● Goal:
Gather, from the data below, each line in which the word "this" occurs.

[Plotting code records]
--- start ---

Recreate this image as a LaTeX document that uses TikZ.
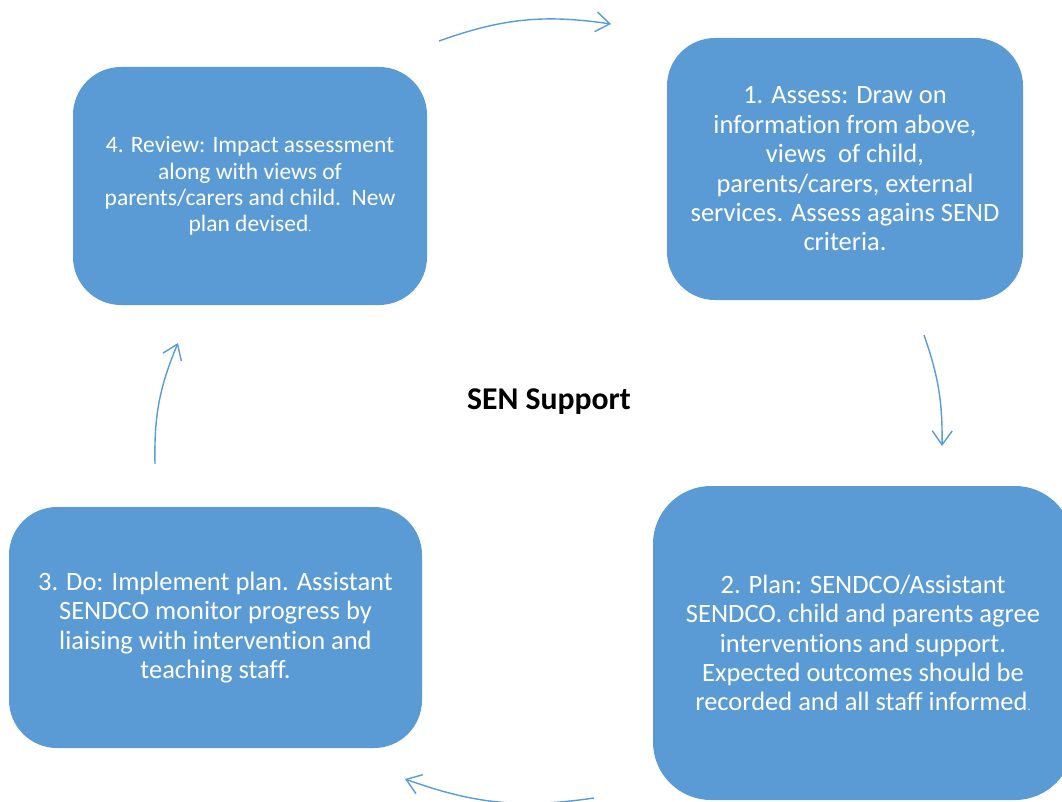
\documentclass[tikz,border=0pt]{standalone}
\usepackage{fontspec}
\setmainfont{Carlito}[Ligatures={NoCommon}]
\usetikzlibrary{arrows.meta}
\definecolor{boxblue}{HTML}{5B9BD5}
\tikzset{
  stagebox/.style={fill=boxblue, draw=none, rounded corners=48, text=white, align=center, inner sep=0pt},
  bigtext/.style={font=\fontsize{26.5}{29.4}\selectfont},
  smalltext/.style={font=\fontsize{23.5}{26.2}\selectfont},
  cyclearrow/.style={draw=boxblue, line width=1.4, -{Straight Barb[length=14, width=20, line width=1.4]}}
}
\newcommand{\tinydot}{{\fontsize{12}{12}\selectfont.}}
\begin{document}
\begin{tikzpicture}[x=1pt,y=-1pt]
\useasboundingbox (0,0) rectangle (1062,802);
\begin{scope}
\clip (0,0) rectangle (1062,802);
\node[stagebox, smalltext, minimum width=354, minimum height=238] (review) at (250,186)
  {4. Review: Impact assessment\\along with views of\\parents/carers and child.\ \ New\\plan devised\tinydot};
\node[stagebox, bigtext, minimum width=356, minimum height=262] (assess) at (845,169)
  {1. Assess: Draw on\\information from above,\\views\ \ of child,\\parents/carers, external\\services. Assess agains SEND\\criteria.};
\node[stagebox, bigtext, minimum width=413, minimum height=241] (do) at (215.5,627.5)
  {3. Do: Implement plan. Assistant\\SENDCO monitor progress by\\liaising with intervention and\\teaching staff.};
\node[stagebox, bigtext, minimum width=420, minimum height=314, rounded corners=58] (plan) at (863,643)
  {2. Plan: SENDCO/Assistant\\SENDCO. child and parents agree\\interventions and support.\\Expected outcomes should be\\recorded and all staff informed\tinydot};
\end{scope}
\node[font=\fontsize{31.7}{34}\selectfont\bfseries] (title) at (549,402) {SEN Support};
\coordinate (a1s) at (439,41);
\coordinate (a1e) at (611,24);
\coordinate (a2s) at (924,335);
\coordinate (a2e) at (942,446);
\coordinate (a3s) at (594,798);
\coordinate (a3e) at (405,779);
\coordinate (a4s) at (155,464);
\coordinate (a4e) at (178,343);
\draw[cyclearrow] (a1s) to[bend left=14] (a1e);
\draw[cyclearrow] (a2s) to[bend left=10] (a2e);
\draw[cyclearrow] (a3s) to[bend left=14] (a3e);
\draw[cyclearrow] (a4s) to[bend left=12] (a4e);
\end{tikzpicture}
\end{document}
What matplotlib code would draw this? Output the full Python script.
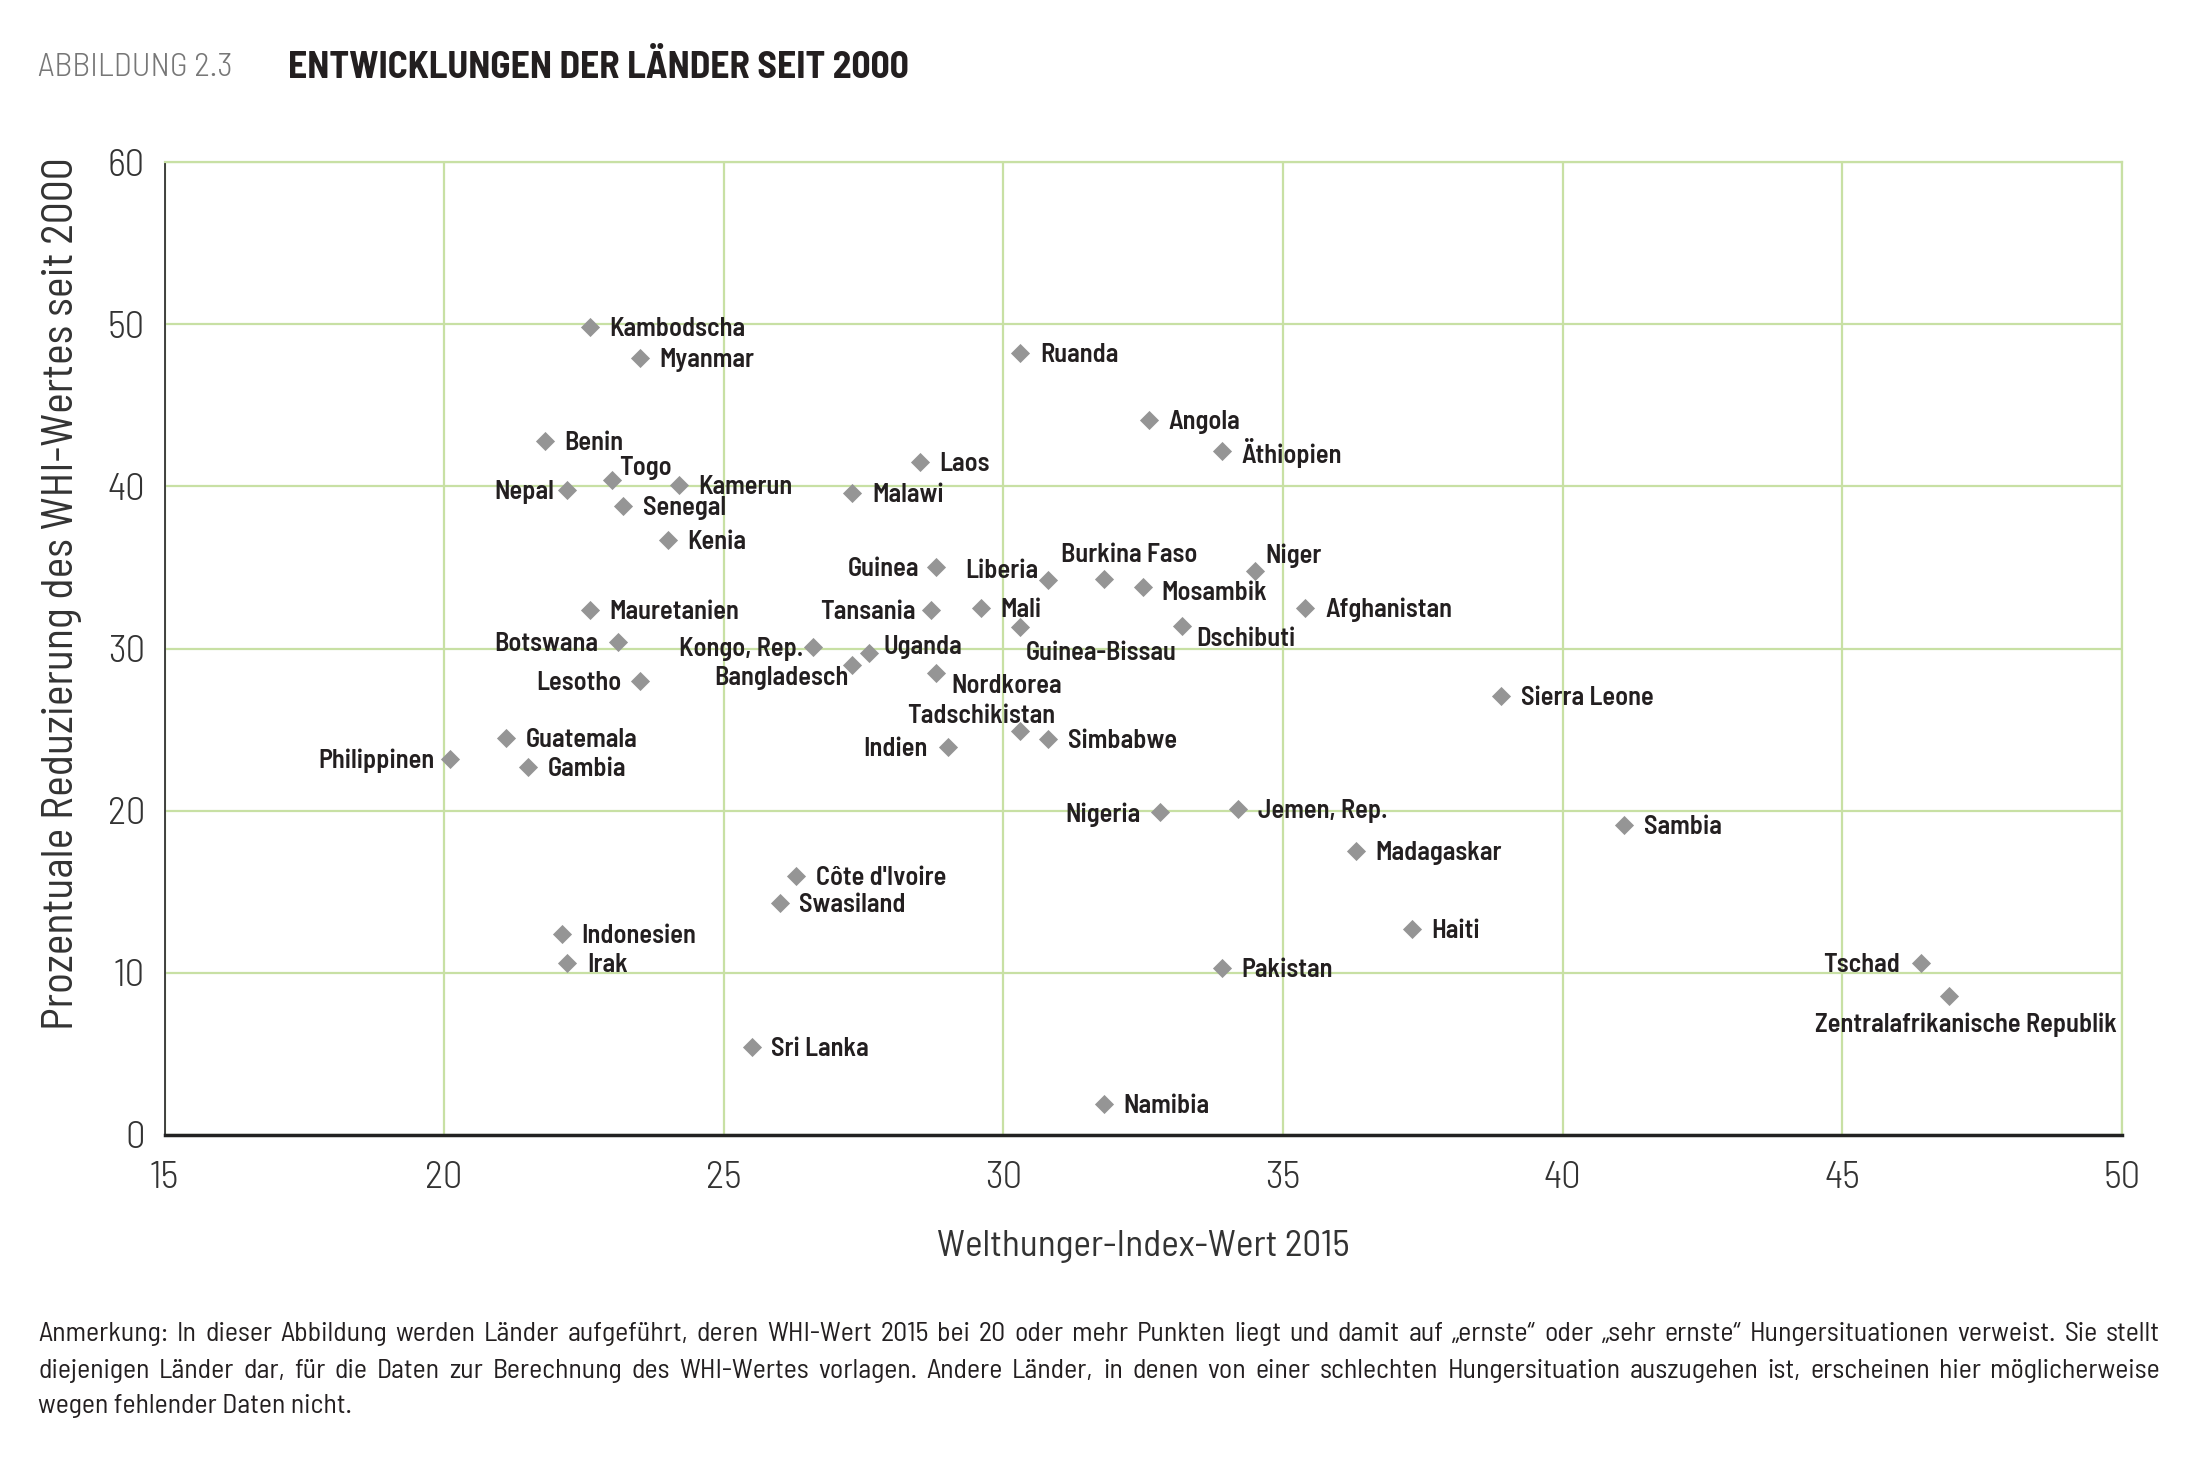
import matplotlib
matplotlib.use("Agg")
import matplotlib.pyplot as plt

# Welthunger-Index 2015 vs. prozentuale Reduzierung seit 2000
countries = ["Kambodscha", "Myanmar", "Benin", "Togo", "Nepal", "Kamerun", "Senegal", "Kenia",
             "Laos", "Malawi", "Ruanda", "Angola", "Äthiopien", "Guinea", "Liberia", "Burkina Faso",
             "Mosambik", "Niger", "Afghanistan", "Mali", "Tansania", "Guinea-Bissau", "Dschibuti",
             "Mauretanien", "Botswana", "Kongo, Rep.", "Uganda", "Bangladesch", "Nordkorea", "Lesotho",
             "Tadschikistan", "Simbabwe", "Indien", "Sierra Leone", "Guatemala", "Philippinen", "Gambia",
             "Nigeria", "Jemen, Rep.", "Sambia", "Madagaskar", "Côte d'Ivoire", "Swasiland",
             "Indonesien", "Irak", "Haiti", "Pakistan", "Tschad", "Zentralafrikanische Republik",
             "Sri Lanka", "Namibia"]
whi_2015 = [22.6, 23.5, 21.8, 23.0, 22.2, 24.2, 23.2, 24.0,
            28.5, 27.3, 30.3, 32.6, 33.9, 28.8, 30.8, 31.8,
            32.5, 34.5, 35.4, 29.6, 28.7, 30.3, 33.2,
            22.6, 23.1, 26.6, 27.6, 27.3, 28.8, 23.5,
            30.3, 30.8, 29.0, 38.9, 21.1, 20.1, 21.5,
            32.8, 34.2, 41.1, 36.3, 26.3, 26.0,
            22.1, 22.2, 37.3, 33.9, 46.4, 46.9,
            25.5, 31.8]
reduction = [49.8, 47.9, 42.8, 40.4, 39.8, 40.1, 38.8, 36.7,
             41.5, 39.6, 48.2, 44.1, 42.2, 35.0, 34.2, 34.3,
             33.8, 34.8, 32.5, 32.5, 32.4, 31.3, 31.4,
             32.4, 30.4, 30.1, 29.7, 29.0, 28.5, 28.0,
             24.9, 24.4, 23.9, 27.1, 24.5, 23.2, 22.7,
             19.9, 20.1, 19.1, 17.5, 16.0, 14.3,
             12.4, 10.6, 12.7, 10.3, 10.6, 8.6,
             5.4, 1.9]

# label placement: (dx, dy, ha) in pixels of a 1568-wide view, dy downwards
label_pos = {
    "Togo": (5, -10, "left"), "Nepal": (-9, 0, "right"), "Guinea": (-12, 0, "right"),
    "Liberia": (-7, -8, "right"), "Burkina Faso": (18, -18, "center"), "Mosambik": (13, 3, "left"),
    "Niger": (7, -12, "left"), "Tansania": (-11, 0, "right"), "Guinea-Bissau": (4, 17, "left"),
    "Dschibuti": (10, 8, "left"), "Botswana": (-14, 0, "right"), "Kongo, Rep.": (-7, 0, "right"),
    "Uganda": (10, -6, "left"), "Bangladesch": (-3, 8, "right"), "Nordkorea": (11, 8, "left"),
    "Lesotho": (-13, 0, "right"), "Tadschikistan": (-28, -12, "center"), "Indien": (-14, 0, "right"),
    "Philippinen": (-11, 0, "right"), "Nigeria": (-14, 0, "right"), "Tschad": (-15, 0, "right"),
    "Zentralafrikanische Republik": (12, 19, "center"),
}

NARROW = ["Barlow Semi Condensed", "DejaVu Sans"]
W, H = 2205, 1459
S = W / 1568

fig = plt.figure(figsize=(W / 100, H / 100), dpi=100)
ax = fig.add_axes([164.5 / W, 1 - 1135 / H, (2122 - 164.5) / W, (1135 - 162) / H])

grid_col = "#c8e0a4"
ax.set_xlim(15, 50)
ax.set_ylim(0, 60)
ax.set_xticks(range(15, 51, 5))
ax.set_yticks(range(0, 61, 10))
ax.grid(True, color=grid_col, linewidth=1.6)
ax.set_axisbelow(True)
for side in ["top", "right"]:
    ax.spines[side].set_color(grid_col)
    ax.spines[side].set_linewidth(1.6)
ax.spines["left"].set_color("#333333")
ax.spines["left"].set_linewidth(1.3)
ax.spines["bottom"].set_color("#222222")
ax.spines["bottom"].set_linewidth(2.5)
ax.tick_params(length=0, labelsize=28, labelcolor="#333333")
ax.tick_params(axis="x", pad=19)
ax.tick_params(axis="y", pad=14)
for t in ax.get_xticklabels() + ax.get_yticklabels():
    t.set_family(NARROW)
    t.set_fontweight(300)

ax.scatter(whi_2015, reduction, marker="D", s=95, color="#959595", zorder=3, linewidths=0)

for name, xv, yv in zip(countries, whi_2015, reduction):
    dx, dy, ha = label_pos.get(name, (14, 0, "left"))
    ax.annotate(name, (xv, yv), xytext=(dx * S, -dy * S - 2), textcoords="offset pixels",
                ha=ha, va="center", fontsize=19, fontweight=600, color="#231f20",
                family=NARROW, zorder=4)

ax.set_xlabel("Welthunger-Index-Wert 2015", fontsize=26.8, color="#333333", family=NARROW,
              fontweight=400, labelpad=24)
ax.set_ylabel("Prozentuale Reduzierung des WHI-Wertes seit 2000", fontsize=31.5, color="#333333",
              family=NARROW, fontweight=400, labelpad=18)
ax.yaxis.label.set_y(0.556)

fig.text(38 / W, 1 - 68 / H, "ABBILDUNG 2.3", fontsize=24, color="#777777", family=NARROW,
         fontweight=300, va="center", ha="left")
fig.text(288 / W, 1 - 68 / H, "ENTWICKLUNGEN DER LÄNDER SEIT 2000", fontsize=27, fontweight=700,
         color="#231f20", family=NARROW, va="center", ha="left")

# footnote, first two lines justified
note_lines = [
    "Anmerkung: In dieser Abbildung werden Länder aufgeführt, deren WHI-Wert 2015 bei 20 oder mehr Punkten liegt und damit auf „ernste“ oder „sehr ernste“ Hungersituationen verweist. Sie stellt",
    "diejenigen Länder dar, für die Daten zur Berechnung des WHI-Wertes vorlagen. Andere Länder, in denen von einer schlechten Hungersituation auszugehen ist, erscheinen hier möglicherweise",
    "wegen fehlender Daten nicht.",
]
note_y = [1334, 1371, 1406]
x0, x1 = 38, 2160
renderer = fig.canvas.get_renderer()
for i, (line, yy) in enumerate(zip(note_lines, note_y)):
    kw = dict(fontsize=20, color="#231f20", family=NARROW, fontweight=400, va="center", ha="left")
    if i == len(note_lines) - 1:
        fig.text(x0 / W, 1 - yy / H, line, **kw)
        continue
    words = line.split(" ")
    texts = [fig.text(0, 1 - yy / H, w, **kw) for w in words]
    widths = [t.get_window_extent(renderer).width for t in texts]
    gap = (x1 - x0 - sum(widths)) / (len(words) - 1)
    xp = x0
    for t, wd in zip(texts, widths):
        t.set_x(xp / W)
        xp += wd + gap

fig.savefig("out.png", dpi=100)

--- end ---

● Task answer:
Recreate this image as a LaTeX document that uses TikZ.
What matplotlib code would draw this? Output the full Python script.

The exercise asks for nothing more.